Mortar Board The Pearly Gates of Cyberspace
Wertheim, M.
Chapter 6: Cyberspace, pages 221 to 250,
Virago Press, 1999.
This is essentially a philosophical book, which tries to demonstrate a congruence between the view that medieval Christians had of the real and spiritual worlds, and the relationship that Westerners perceive between the real world and cyberspace today. As you might expect, much of it seems to be an exercise in touching on as many disparate subjects as possible and bringing them into one scholarly whole, but it manages to keep this more or less under control.
This penultimate chapter describes cyberspace, in particular MUDs, as "places" where the mind can go, Although there are some minor errors (MUD1 was not based on Dungeons & Dragons, and the author's idea of what a "space" is rather lacks scientific rigour), they're not too important.

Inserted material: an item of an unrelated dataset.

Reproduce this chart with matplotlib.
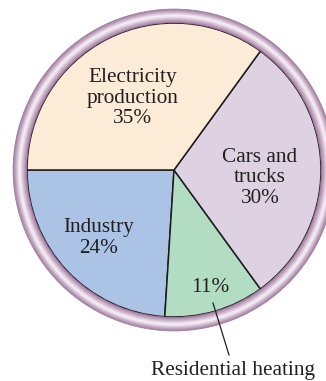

It's refreshingly positive about the subject, though, until the end when the author's preconceptions get the better of her and she breaks into a tirade against the suggestion that virtual worlds are on the same footing as real ones, unfortunately without much to support the argument except repeated statements which she apparently believes are self-evident but which aren't.
The world exists in the mind; the physical world only provides the hardware.
Mortar Board Envisioning Cyberspace
Anders, P.
Chapters 12 to 14: MUDs: Cyberspace Communities; MUD Spatial Structure; Merging Physical and Mediated Realities, pages 137 to 175,
McGraw Hill, 1999.
These chapters are the most MUD-pertinent from a thoroughly excellent book, which takes the "space" in "cyberspace" to heart and examines the issue of designing virtual worlds from what amounts to an architectural standpoint. There's much more in the text of interest to serious designers of MUDs; if these three chapters whet your appetite, go out and buy it. Warning: it's printed in blue ink.